Es gibt viele Gemeinsamkeiten, zum Beispiel die Inkubatoren. Auch die Veranstaltungen sind ähnlich, obwohl ich sagen würde, dass die Veranstaltungen in Nigeria sogar besser funktionieren. Uns fällt es leichter, große Unternehmen einzuladen. Auf unseren Start-up-Events kann man Manager und sogar Geschäftsführer, die sich für Start-ups begeistern, treffen. So können sich erfahrene Leute und junge Gründer gemeinsam austauschen.
Eine Sache, die im nigerianischen Ökosystem fehlt, ist die Unterstützung durch die Regierung. Mit der neuen Regierung unter Präsident Bola Ahmed Tinubu wächst jedoch das Interesse, in Start-ups zu investieren und sie zu unterstützen. Neue Initiativen zielen darauf ab, Nigerias Tech-Talente zu fördern, um unsere digitale Wirtschaft voranzutreiben. Alles, was ich hier gelernt habe, möchte ich auch nach Nigeria zurückbringen, und mein Wissen mit jüngeren Start-ups teilen.
Das Worldfactory Start-up Center hatte einen großen Einfluss auf mich. Ich habe an vielen Workshops zu verschiedenen Aspekten des Unternehmertums teilgenommen.
Was hat Sie während Ihrer Zeit hier am meisten beeindruckt?

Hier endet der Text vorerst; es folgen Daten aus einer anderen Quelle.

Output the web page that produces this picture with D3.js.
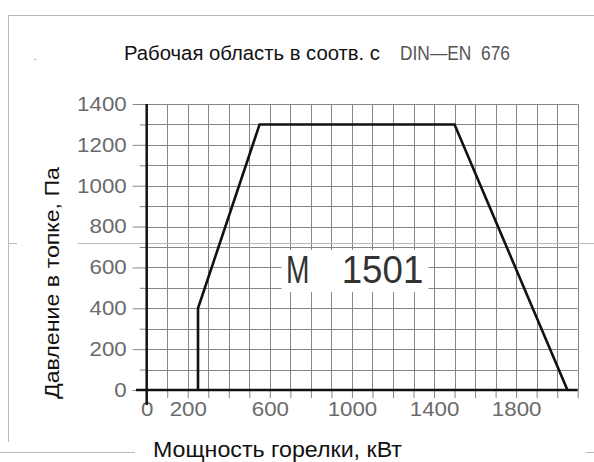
<!DOCTYPE html>
<html>
<head>
<meta charset="utf-8">
<script src="https://cdn.jsdelivr.net/npm/d3@7"></script>
<style>
  html, body { margin: 0; padding: 0; background: #fff; }
  svg { display: block; }
  text { font-family: "Liberation Sans", Arial, sans-serif; }
</style>
</head>
<body>
<svg id="chart" width="594" height="462"></svg>
<script>
// ---- data ----
const titleText = "Рабочая область в соотв. с";
const normText = "DIN\u2014EN  676";
const modelName = "M";
const modelNumber = "1501";
const xAxisTitle = "Мощность горелки, кВт";
const yAxisTitle = "Давление в топке, Па";
const xTickLabels = [0, 200, 600, 1000, 1400, 1800];
const yTickLabels = [0, 200, 400, 600, 800, 1000, 1200, 1400];
const powerKW = [250, 250, 550, 1500, 2050];
const pressurePa = [0, 400, 1300, 1300, 0];

// ---- layout ----
const svg = d3.select("#chart");
const x = d3.scaleLinear().domain([0, 2100]).range([146.7, 577.7]);
const y = d3.scaleLinear().domain([0, 1400]).range([390, 104]);
const gridColor = "#858585";
const frameColor = "#b8b8b8";

// frame / stray drawing lines
const frame = svg.append("g").attr("stroke", frameColor).attr("stroke-width", 1).attr("fill", "none");
frame.append("line").attr("x1", 8).attr("x2", 594).attr("y1", 15.5).attr("y2", 15.5);
frame.append("line").attr("x1", 8.5).attr("x2", 8.5).attr("y1", 15).attr("y2", 442);
frame.append("line").attr("x1", 0).attr("x2", 135).attr("y1", 452.5).attr("y2", 452.5);
frame.append("line").attr("x1", 586).attr("x2", 594).attr("y1", 452.5).attr("y2", 452.5);
frame.append("line").attr("x1", 8).attr("x2", 17).attr("y1", 243.5).attr("y2", 243.5);
svg.append("circle").attr("cx", 35).attr("cy", 59.5).attr("r", 0.8).attr("fill", "#999");

// grid
const grid = svg.append("g").attr("stroke", gridColor).attr("stroke-width", 1);
grid.selectAll(".vg").data(d3.range(100, 2101, 100)).join("line")
  .attr("x1", d => Math.round(x(d)) + 0.5).attr("x2", d => Math.round(x(d)) + 0.5)
  .attr("y1", y(1400)).attr("y2", y(0));
grid.selectAll(".hg").data(d3.range(100, 1401, 100)).join("line")
  .attr("y1", d => Math.round(y(d)) + 0.5).attr("y2", d => Math.round(y(d)) + 0.5)
  .attr("x1", x(0)).attr("x2", x(2100));

// stray long line
svg.append("line").attr("x1", 78).attr("x2", 594).attr("y1", 243.5).attr("y2", 243.5)
  .attr("stroke", frameColor).attr("stroke-width", 1);

// axes via d3
const tickFont = g => g.selectAll("text")
  .attr("font-size", 20).attr("fill", "#6a6a6a")
  .each(function() {
    const t = d3.select(this).text();
    if (t) d3.select(this).attr("textLength", t.length * 12.4).attr("lengthAdjust", "spacingAndGlyphs");
  });

const yMinor = svg.append("g").attr("transform", `translate(${x(0)},0)`)
  .call(d3.axisLeft(y).tickValues(d3.range(100, 1400, 200)).tickSize(7).tickFormat(""));
yMinor.select(".domain").remove();
yMinor.selectAll("line").attr("stroke", gridColor);

const yAxis = svg.append("g").attr("transform", `translate(${x(0)},0)`)
  .call(d3.axisLeft(y).tickValues(yTickLabels).tickSize(14).tickPadding(6).tickFormat(d3.format("d")));
yAxis.select(".domain").remove();
yAxis.selectAll("line").attr("stroke", gridColor);
yAxis.call(tickFont);

const xAxis = svg.append("g").attr("transform", `translate(0,${y(0)})`)
  .call(d3.axisBottom(x).tickValues(d3.range(0, 2101, 100)).tickSize(8).tickPadding(4)
    .tickFormat(d => xTickLabels.includes(d) ? d3.format("d")(d) : ""));
xAxis.select(".domain").remove();
xAxis.selectAll("line").attr("stroke", gridColor);
xAxis.call(tickFont);

// thick axis lines
svg.append("line").attr("x1", x(0)).attr("x2", x(0)).attr("y1", y(1400)).attr("y2", 405)
  .attr("stroke", "#111").attr("stroke-width", 2.5);
svg.append("line").attr("x1", 136).attr("x2", x(2100)).attr("y1", y(0)).attr("y2", y(0))
  .attr("stroke", "#111").attr("stroke-width", 2.5);

// working field
const pts = powerKW.map((p, i) => [p, pressurePa[i]]);
svg.append("path")
  .attr("d", d3.line().x(d => x(d[0])).y(d => y(d[1]))(pts))
  .attr("fill", "none").attr("stroke", "#111").attr("stroke-width", 2.6)
  .attr("stroke-linejoin", "miter");

// model label
svg.append("rect").attr("x", 281.5).attr("y", 250).attr("width", 147).attr("height", 42).attr("fill", "#fff");
svg.append("text").attr("x", 286).attr("y", 282.7).attr("font-size", 38).attr("fill", "#333")
  .attr("textLength", 23.5).attr("lengthAdjust", "spacingAndGlyphs").text(modelName);
svg.append("text").attr("x", 341.7).attr("y", 282.7).attr("font-size", 38).attr("fill", "#333")
  .attr("textLength", 81.6).attr("lengthAdjust", "spacingAndGlyphs").text(modelNumber);

// titles
svg.append("text").attr("x", 124).attr("y", 59.5).attr("font-size", 20.5).attr("fill", "#111")
  .attr("textLength", 256).attr("lengthAdjust", "spacingAndGlyphs").text(titleText);
svg.append("text").attr("x", 400).attr("y", 59.5).attr("font-size", 20).attr("fill", "#555")
  .style("white-space", "pre")
  .attr("textLength", 110).attr("lengthAdjust", "spacingAndGlyphs").text(normText);

svg.append("text").attr("x", 153).attr("y", 457).attr("font-size", 22).attr("fill", "#111")
  .attr("textLength", 249).attr("lengthAdjust", "spacingAndGlyphs").text(xAxisTitle);

svg.append("text").attr("transform", "translate(59,399) rotate(-90)")
  .attr("x", 0).attr("y", 0).attr("font-size", 21).attr("fill", "#111")
  .attr("textLength", 232).attr("lengthAdjust", "spacingAndGlyphs").text(yAxisTitle);
</script>
</body>
</html>
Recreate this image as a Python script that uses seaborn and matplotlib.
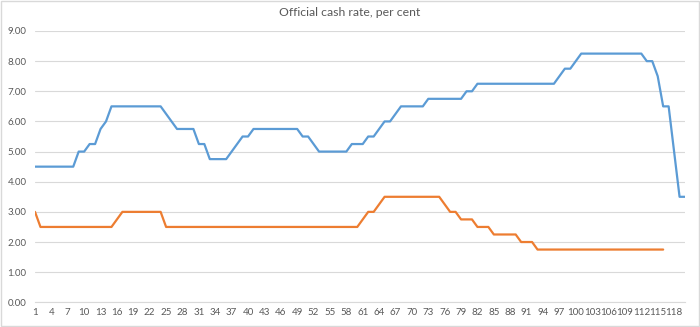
import matplotlib
matplotlib.use("Agg")
import matplotlib.pyplot as plt
import seaborn as sns
import pandas as pd
from matplotlib.patches import Rectangle

# ---- data ----
categories_blue = list(range(1, 121))
blue_values = [
    4.5, 4.5, 4.5, 4.5, 4.5, 4.5, 4.5, 4.5, 5.0, 5.0,
    5.25, 5.25, 5.75, 6.0, 6.5, 6.5, 6.5, 6.5, 6.5, 6.5,
    6.5, 6.5, 6.5, 6.5, 6.25, 6.0, 5.75, 5.75, 5.75, 5.75,
    5.25, 5.25, 4.75, 4.75, 4.75, 4.75, 5.0, 5.25, 5.5, 5.5,
    5.75, 5.75, 5.75, 5.75, 5.75, 5.75, 5.75, 5.75, 5.75, 5.5,
    5.5, 5.25, 5.0, 5.0, 5.0, 5.0, 5.0, 5.0, 5.25, 5.25,
    5.25, 5.5, 5.5, 5.75, 6.0, 6.0, 6.25, 6.5, 6.5, 6.5,
    6.5, 6.5, 6.75, 6.75, 6.75, 6.75, 6.75, 6.75, 6.75, 7.0,
    7.0, 7.25, 7.25, 7.25, 7.25, 7.25, 7.25, 7.25, 7.25, 7.25,
    7.25, 7.25, 7.25, 7.25, 7.25, 7.25, 7.5, 7.75, 7.75, 8.0,
    8.25, 8.25, 8.25, 8.25, 8.25, 8.25, 8.25, 8.25, 8.25, 8.25,
    8.25, 8.25, 8.0, 8.0, 7.5, 6.5, 6.5, 5.0, 3.5, 3.5,
]
categories_orange = list(range(1, 117))
orange_values = [
    3.0, 2.5, 2.5, 2.5, 2.5, 2.5, 2.5, 2.5, 2.5, 2.5,
    2.5, 2.5, 2.5, 2.5, 2.5, 2.75, 3.0, 3.0, 3.0, 3.0,
    3.0, 3.0, 3.0, 3.0, 2.5, 2.5, 2.5, 2.5, 2.5, 2.5,
    2.5, 2.5, 2.5, 2.5, 2.5, 2.5, 2.5, 2.5, 2.5, 2.5,
    2.5, 2.5, 2.5, 2.5, 2.5, 2.5, 2.5, 2.5, 2.5, 2.5,
    2.5, 2.5, 2.5, 2.5, 2.5, 2.5, 2.5, 2.5, 2.5, 2.5,
    2.75, 3.0, 3.0, 3.25, 3.5, 3.5, 3.5, 3.5, 3.5, 3.5,
    3.5, 3.5, 3.5, 3.5, 3.5, 3.25, 3.0, 3.0, 2.75, 2.75,
    2.75, 2.5, 2.5, 2.5, 2.25, 2.25, 2.25, 2.25, 2.25, 2.0,
    2.0, 2.0, 1.75, 1.75, 1.75, 1.75, 1.75, 1.75, 1.75, 1.75,
    1.75, 1.75, 1.75, 1.75, 1.75, 1.75, 1.75, 1.75, 1.75, 1.75,
    1.75, 1.75, 1.75, 1.75, 1.75, 1.75,
]
tick_labels = [str(v) for v in range(1, 119, 3)]
y_ticks = [0, 1, 2, 3, 4, 5, 6, 7, 8, 9]
title = "Official cash rate, per cent"

df = pd.concat([
    pd.DataFrame({"cat": categories_blue, "rate": blue_values, "series": "A"}),
    pd.DataFrame({"cat": categories_orange, "rate": orange_values, "series": "B"}),
], ignore_index=True)

sns.set_style("white")
plt.rcParams["font.family"] = ["Lato", "DejaVu Sans"]

text_color = "#595959"
grid_color = "#D9D9D9"

fig = plt.figure(figsize=(7.0, 3.27), dpi=100)
ax = fig.add_axes([0.05, 0.0755, 0.9286, 0.8297])

sns.lineplot(data=df, x="cat", y="rate", hue="series",
             palette={"A": "#5B9BD5", "B": "#ED7D31"},
             linewidth=1.6, legend=False, ax=ax, estimator=None)

ax.set_xlim(1, 120)
ax.set_ylim(0, 9)
ax.set_yticks(y_ticks)
ax.set_yticklabels([f"{v:.2f}" for v in y_ticks])
ax.set_xticks(list(range(1, 119, 3)))
ax.set_xticklabels(tick_labels)
ax.tick_params(axis="both", length=0, labelsize=7, colors=text_color, pad=4)
ax.tick_params(axis="y", pad=6)
ax.grid(axis="y", color=grid_color, linewidth=0.8)
ax.set_axisbelow(True)
for side in ["top", "right", "left"]:
    ax.spines[side].set_visible(False)
ax.spines["bottom"].set_color(grid_color)
ax.spines["bottom"].set_linewidth(0.8)
ax.set_xlabel("")
ax.set_ylabel("")

fig.text(0.5, 0.963, title, ha="center", va="center", fontsize=8.8, color=text_color)

fig.patches.append(Rectangle((0.001, 0.002), 0.997, 0.995, transform=fig.transFigure,
                             fill=False, edgecolor=grid_color, linewidth=1))

fig.savefig("out.png", dpi=100)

Da gibt es definitiv nicht nur eine Sache, aber das Worldfactory Start-up Center hatte einen großen Einfluss auf mich. Ich habe an vielen Workshops zu verschiedenen Aspekten des Unternehmertums teilgenommen und dabei neue Perspektiven gewonnen. Zwei weitere unvergessliche Erlebnisse waren der Besuch der Produktionslinien von Mercedes Benz und Wilo. Als ich Wilo sah, habe ich zu mir selbst gesagt: „Reagan, OneClick-Med muss so genau so groß werden.“ Das Programm hat mir gezeigt, dass ich meine Zeit nicht vergeude, dass ich meinen Weg fortsetzen muss und dass es nur eine Frage der Zeit ist, bis ich die Auswirkungen auf die Gesellschaft, auf das Land und auf Afrika insgesamt sehen werde.

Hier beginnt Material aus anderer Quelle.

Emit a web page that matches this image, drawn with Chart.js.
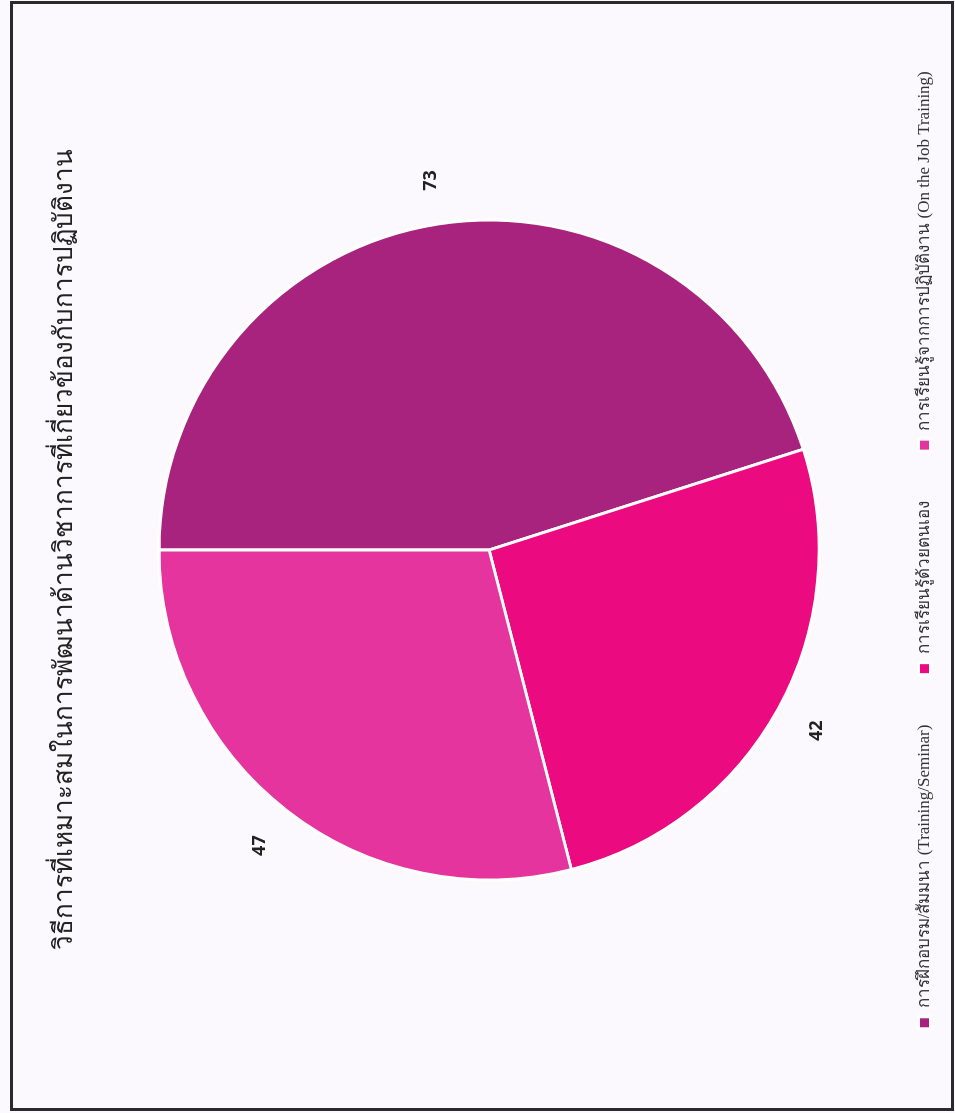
<!DOCTYPE html>
<html>
<head>
<meta charset="utf-8">
<script src="https://cdn.jsdelivr.net/npm/chart.js@4.4.1/dist/chart.umd.min.js"></script>
<style>
  html, body { margin: 0; padding: 0; background: #fbf9fd; }
  body { width: 955px; height: 1113px; position: relative; overflow: hidden; }
  #frame { position: absolute; left: 10px; top: 1px; width: 938px; height: 1104px; border: 3px solid #2a2a2a; box-sizing: content-box; }
  #rot { position: absolute; left: 0; top: 0; width: 1113px; height: 955px;
         transform-origin: 0 0; transform: translate(0px, 1113px) rotate(-90deg); }
  #rot canvas { display: block; }
</style>
</head>
<body>
<div id="frame"></div>
<div id="rot"><canvas id="c" width="1113" height="955"></canvas></div>
<script>
const titleText = 'วิธีการที่เหมาะสมในการพัฒนาด้านวิชาการที่เกี่ยวข้องกับการปฏิบัติงาน';
const categories = [
  'การฝึกอบรม/สัมมนา (Training/Seminar)',
  'การเรียนรู้ด้วยตนเอง',
  'การเรียนรู้จากการปฏิบัติงาน (On the Job Training)'
];
const values = [73, 42, 47];
const colors = ['#a8237e', '#ec0a80', '#e5349d'];

const valueLabels = {
  id: 'valueLabels',
  afterDatasetsDraw(chart) {
    const ctx = chart.ctx;
    const meta = chart.getDatasetMeta(0);
    ctx.save();
    ctx.font = 'bold 18px "Open Sans", "Liberation Sans", sans-serif';
    ctx.fillStyle = '#222';
    ctx.textAlign = 'center';
    ctx.textBaseline = 'middle';
    meta.data.forEach((arc, i) => {
      const p = arc.getProps(['x', 'y', 'startAngle', 'endAngle', 'outerRadius'], true);
      const mid = (p.startAngle + p.endAngle) / 2;
      const r = p.outerRadius + 44;
      ctx.fillText(String(values[i]), p.x + Math.cos(mid) * r, p.y + Math.sin(mid) * r);
    });
    ctx.restore();
  }
};

new Chart(document.getElementById('c'), {
  type: 'pie',
  data: {
    labels: categories,
    datasets: [{
      data: values,
      backgroundColor: colors,
      borderColor: '#ffffff',
      borderWidth: 3,
      radius: 330
    }]
  },
  options: {
    responsive: false,
    animation: false,
    layout: { padding: { left: 13, right: 0, top: 0, bottom: 12 } },
    plugins: {
      title: {
        display: true,
        text: titleText,
        color: '#222',
        font: { family: '"Liberation Serif", "DejaVu Serif", serif', size: 26, weight: 'normal' },
        padding: { top: 50, bottom: 31 }
      },
      legend: {
        display: true,
        position: 'bottom',
        labels: {
          color: '#333',
          boxWidth: 12,
          boxHeight: 12,
          padding: 50,
          font: { family: '"Liberation Serif", "DejaVu Serif", serif', size: 17 }
        }
      },
      tooltip: { enabled: false }
    }
  },
  plugins: [valueLabels]
});
</script>
</body>
</html>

Wie sehen Ihre Pläne für die Zukunft aus?
Das ist einfach: Ich möchte die Produktentwicklung abschließen. OneClick-Med muss auf den Markt gebracht werden. Ich möchte, dass die Probleme der Menschen gelöst werden. Ich möchte, dass die Leute in Zukunft sagen können: „Gott sei Dank, ich hatte die OneClick-Med-App.“ Ich habe auch ein Auge auf Deutschland geworfen. Nur weil die General Data Protection Regulation (GDPR) im Moment sehr streng ist, heißt das nicht, dass wir unsere App in Zukunft nicht anpassen können. Wir bieten auch andere Funktionionen an, die in Deutschland umgesetzt werden können, zum Beispiel den Symptom-Checker oder die Medikamentenerinnerung. Ich weiß, das wird kein Spaziergang, aber ich bin fest entschlossen, es zu schaffen.
Und am Ende, falls alles gelingt -
Wenn! Am Ende, „wenn“ alles gelingt, nicht „falls“. Ich bin sehr vorsichtig mit meiner Wortwahl, denn Worte sind mächtig. Sie gehen hinaus in die Welt und verbinden sich mit dem Universum. Sie ziehen die Dinge an, die man sagt. Deshalb sage ich nicht „falls“, sondern „wenn“, denn ich bin sicher, dass es nur eine Frage der Zeit ist.